Edward R. Murrow Becomes Director of European Operations for CBS

Murrow went to London in 1937 to serve as the director of CBS' European operations.

The position did not involve on air reporting; Murrow's job was persuading European figures to broadcast over the CBS network which was in direct competition with NBC's two radio networks. Murrow recruited journalist William L. Shirer to take a similar post on the continent. The two men would become the forefathers of broadcast journalism.

Shirer was hired in 1934 for the Berlin bureau of the Universal News Service, which was one of William Randolph Hearst's two wire services. In Berlin Diary, Shirer described this move, in a self-proclaimed bad pun, as going from “bad to Hearst”. When Universal Service folded in August 1937, Shirer was first taken on as second man by Hearst's other wire service, International News Service, and then laid off a few weeks later.

On the very day when Shirer received his two weeks' notice from INS, he also received what was to be a fateful wire from Edward R. Murrow, European manager of Columbia Broadcasting System, suggesting that the two men meet. At their meeting a few days later in Berlin, Murrow commented that he couldn't cover all of Europe from his London office and indicated that he was seeking an experienced correspondent to open a CBS office on the Continent. He offered Shirer the job on the spot, subject to an audition — a "trial broadcast" — to allow the CBS directors and vice presidents in New York to judge whether Shirer's voice was suitable for radio.

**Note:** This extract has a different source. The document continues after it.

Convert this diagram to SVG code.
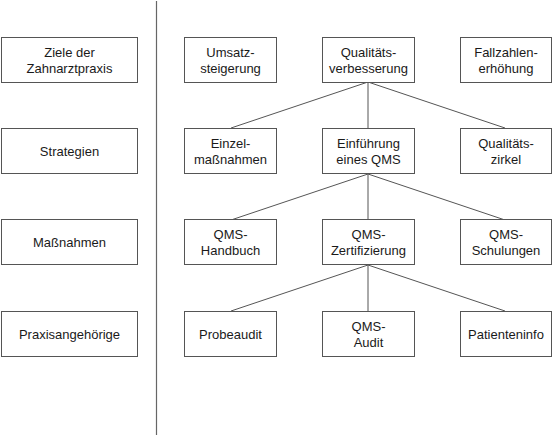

In spite of Shirer's fears that his reedy voice was unsuitable for radio, he was hired by CBS. As "European bureau chief" for CBS, Shirer set up headquarters in Vienna, a more central (and more neutral) spot than Berlin. Shirer's job was to arrange broadcasts and, early in his career with CBS, expressed his disappointment at having to hire newspaper correspondents to do the actual broadcasting; at the time, CBS correspondents were prohibited from speaking on the radio themselves.

Shirer was the first of the group that would be called "Murrow's Boys" — the groundbreaking broadcast journalists who provided outstanding news coverage during World War II and afterward.